There are numerous traditional offensive martial weapons. These are weapons whose primary purpose is to attack and kill the enemy. Some of these weapons have been adapted to modern self-defense usage.
Although Taekwondo does not train with weapons, there are many traditional weapons used by other martial arts. Training with traditional weapons assists students in their understanding of body dynamics, structural alignment, and power generation, as well as increasing their reaction speed. Although most people would never carry traditional weapons in today's society, an understanding of the theories, concepts, and principles of their use are easily applied to any common item the one may have at hand.
Some the more popular traditional weapons, such as the nunchaku, tonfa, and sai, were developed in Okinawa. Most modern martial arts students are taught that Okinawan kobudo developed because the Okinawans they were stripped of their weapons and had to resort to using farm implements as substitute weapons. Although some of the traditional weapons were adaptations of farm implements, there is disagreement on whether Okinawan metal weapons were ever confiscated. The development of traditional weapons may be because of the scarcity of ordinary weapons, scarcity of metal in the islands, or possibly because the peace loving Okinawans did not desire weapons. After all, they did not resist the invasion of the Shimazu clan of Kyushu.

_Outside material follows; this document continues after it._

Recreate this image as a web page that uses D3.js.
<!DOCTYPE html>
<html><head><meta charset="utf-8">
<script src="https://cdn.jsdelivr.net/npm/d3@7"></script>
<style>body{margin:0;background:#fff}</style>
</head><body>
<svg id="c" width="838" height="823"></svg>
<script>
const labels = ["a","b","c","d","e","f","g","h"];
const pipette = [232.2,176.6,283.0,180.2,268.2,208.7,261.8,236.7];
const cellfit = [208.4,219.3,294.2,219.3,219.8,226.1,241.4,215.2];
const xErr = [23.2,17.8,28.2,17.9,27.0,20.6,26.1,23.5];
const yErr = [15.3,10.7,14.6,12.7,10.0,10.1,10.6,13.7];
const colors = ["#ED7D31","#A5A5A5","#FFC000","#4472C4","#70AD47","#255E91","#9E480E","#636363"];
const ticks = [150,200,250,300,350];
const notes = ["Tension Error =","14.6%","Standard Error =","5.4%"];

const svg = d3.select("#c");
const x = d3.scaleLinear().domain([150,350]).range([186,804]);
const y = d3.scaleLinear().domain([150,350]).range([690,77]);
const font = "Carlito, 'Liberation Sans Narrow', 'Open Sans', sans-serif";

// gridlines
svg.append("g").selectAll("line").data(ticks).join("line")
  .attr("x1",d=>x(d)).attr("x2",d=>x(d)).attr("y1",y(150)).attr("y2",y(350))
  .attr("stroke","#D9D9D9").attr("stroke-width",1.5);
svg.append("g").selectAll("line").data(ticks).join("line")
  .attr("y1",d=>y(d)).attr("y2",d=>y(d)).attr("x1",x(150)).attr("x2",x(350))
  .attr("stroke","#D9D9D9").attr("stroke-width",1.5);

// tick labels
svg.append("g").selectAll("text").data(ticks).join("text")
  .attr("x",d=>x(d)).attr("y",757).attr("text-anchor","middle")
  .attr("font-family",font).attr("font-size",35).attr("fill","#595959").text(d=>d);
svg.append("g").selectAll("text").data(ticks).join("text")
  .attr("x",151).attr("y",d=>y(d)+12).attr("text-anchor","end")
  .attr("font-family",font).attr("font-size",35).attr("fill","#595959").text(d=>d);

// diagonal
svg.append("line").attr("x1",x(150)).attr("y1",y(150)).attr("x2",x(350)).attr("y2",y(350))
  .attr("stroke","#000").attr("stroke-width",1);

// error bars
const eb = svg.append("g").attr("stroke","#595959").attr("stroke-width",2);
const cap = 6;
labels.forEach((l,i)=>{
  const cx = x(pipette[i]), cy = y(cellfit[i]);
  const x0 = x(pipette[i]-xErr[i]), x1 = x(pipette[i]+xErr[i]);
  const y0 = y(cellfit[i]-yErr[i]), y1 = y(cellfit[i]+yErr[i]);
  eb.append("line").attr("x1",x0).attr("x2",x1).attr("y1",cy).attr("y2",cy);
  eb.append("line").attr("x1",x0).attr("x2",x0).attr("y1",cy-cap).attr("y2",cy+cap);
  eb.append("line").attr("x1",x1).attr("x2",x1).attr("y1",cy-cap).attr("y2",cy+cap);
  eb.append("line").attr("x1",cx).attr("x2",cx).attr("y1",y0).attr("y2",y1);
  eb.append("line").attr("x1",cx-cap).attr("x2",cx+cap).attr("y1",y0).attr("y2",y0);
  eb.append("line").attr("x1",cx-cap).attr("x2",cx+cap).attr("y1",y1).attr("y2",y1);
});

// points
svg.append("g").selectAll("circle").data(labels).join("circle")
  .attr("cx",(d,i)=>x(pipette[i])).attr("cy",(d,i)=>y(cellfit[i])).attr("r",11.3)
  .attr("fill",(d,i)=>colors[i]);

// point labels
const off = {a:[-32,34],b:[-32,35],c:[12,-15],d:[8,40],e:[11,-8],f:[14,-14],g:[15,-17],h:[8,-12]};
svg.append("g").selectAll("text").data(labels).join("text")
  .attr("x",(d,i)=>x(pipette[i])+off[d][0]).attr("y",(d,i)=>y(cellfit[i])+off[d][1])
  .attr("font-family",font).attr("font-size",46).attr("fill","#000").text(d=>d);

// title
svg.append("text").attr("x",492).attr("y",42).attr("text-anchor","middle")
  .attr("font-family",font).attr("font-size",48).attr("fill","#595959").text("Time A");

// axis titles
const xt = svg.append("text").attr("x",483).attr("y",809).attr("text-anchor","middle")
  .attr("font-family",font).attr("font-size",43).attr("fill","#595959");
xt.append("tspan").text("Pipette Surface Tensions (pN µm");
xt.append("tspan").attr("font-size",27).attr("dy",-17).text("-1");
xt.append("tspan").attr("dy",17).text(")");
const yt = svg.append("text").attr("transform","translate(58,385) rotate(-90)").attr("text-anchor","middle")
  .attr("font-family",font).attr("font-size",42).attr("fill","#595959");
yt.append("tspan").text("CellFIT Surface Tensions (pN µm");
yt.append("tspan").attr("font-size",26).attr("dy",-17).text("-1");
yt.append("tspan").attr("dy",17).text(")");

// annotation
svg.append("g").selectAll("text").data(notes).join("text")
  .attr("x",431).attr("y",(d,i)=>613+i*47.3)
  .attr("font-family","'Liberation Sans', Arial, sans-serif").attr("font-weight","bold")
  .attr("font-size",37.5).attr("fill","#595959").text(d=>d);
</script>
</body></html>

The first time that the Okinawan samurai's weapons were supposedly confiscated was during the reign of King Shoshin (1477-1526). Although it is documented that King Shoshin ordered his provincial lords, or aji, to live near his castle in Shuri, many historians no longer believe that he totally disarmed his ruling class. Although a famous stone monument, the Momo Urasoe Ran Kan No Mei, which is inscribed with the highlights of King Shoshin's reign, tells of the King seizing the aji's swords and how he amassed a supply of weapons in a warehouse near Shuri castle, some Okinawan historians believe that King Shoshin was actually building an armory to protect his ports and prepare for any potential invasion by wako, or pirates, not that he was stripping the Okinawan samurai or the general population of their weaponry.

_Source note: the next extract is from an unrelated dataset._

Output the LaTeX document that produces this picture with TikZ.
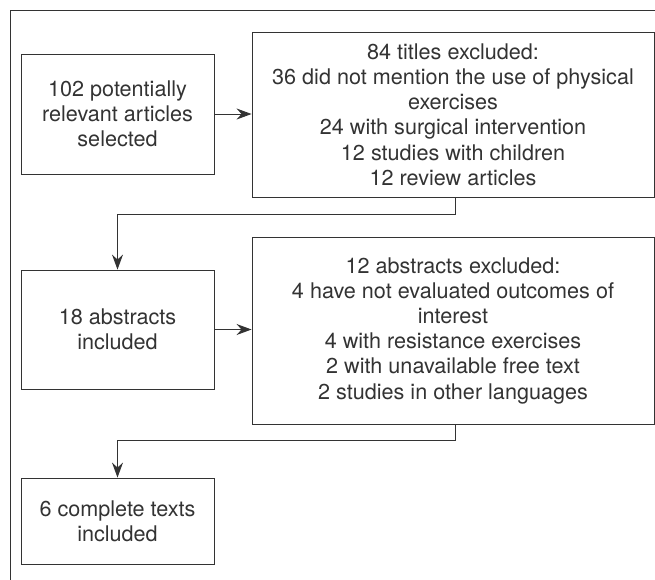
\documentclass[tikz,border=0pt]{standalone}
\usepackage{fontspec}
\setmainfont{TeX Gyre Heros}
\usetikzlibrary{arrows.meta}
\definecolor{ink}{HTML}{333333}
\begin{document}
\begin{tikzpicture}[x=1pt,y=-1pt,
  box/.style={draw=ink, line width=0.9pt, text=ink, align=center, inner sep=0pt,
    font=\fontsize{21.6}{25.2}\selectfont},
  conn/.style={draw=ink, line width=0.9pt, -{Stealth[length=15pt,width=11pt,inset=5pt]}},
  frameline/.style={draw=ink, line width=0.9pt}]
\useasboundingbox (0,0) rectangle (655,579);
\draw[frameline] (10,580) -- (10,10) -- (656,10);
\node[box, minimum width=193pt, minimum height=120pt] (A) at (117.5,114) {102 potentially\\relevant articles\\selected};
\node[box, minimum width=402pt, minimum height=165pt] (B) at (453,114.5) {84 titles excluded:\\36 did not mention the use of physical\\exercises\\24 with surgical intervention\\12 studies with children\\12 review articles};
\node[box, minimum width=193pt, minimum height=119pt] (C) at (117.5,329.5) {18 abstracts\\included};
\node[box, minimum width=402pt, minimum height=187pt] (D) at (453,330.5) {12 abstracts excluded:\\4 have not evaluated outcomes of\\interest\\4 with resistance exercises\\2 with unavailable free text\\2 studies in other languages};
\node[box, minimum width=193pt, minimum height=86pt] (E) at (117.5,521) {6 complete texts\\included};
\draw[conn] (A.east) -- (A.east -| B.west);
\draw[conn] ([xshift=2pt]B.south) -- ++(0,16.5) -| (C.north);
\draw[conn] (C.east) -- (C.east -| D.west);
\draw[conn] ([xshift=2pt]D.south) -- ++(0,16) -| (E.north);
\end{tikzpicture}
\end{document}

The second time that the Okinawan samurai were purportedly disarmed was after the Satsuma invasion of 1609. However, documents have been recovered that state that, although the Satsuma outlawed the ownership and sale of firearms, Okinawan samurai of the Pechin class and above were allowed to keep those muskets and pistols that were already in their family's possession. Documents show that in 1613 the Satsuma issued permits for the Okinawan samurai to travel with their personal swords (tachi and wakizashi) to the smiths and polishers in Kagushima, Japan for maintenance and repair. From the issuance of these permits, it is logical to infer that there were restrictions on the Okinawan samurai carrying their weapons in public and that these weapons were not confiscated by the Satsuma.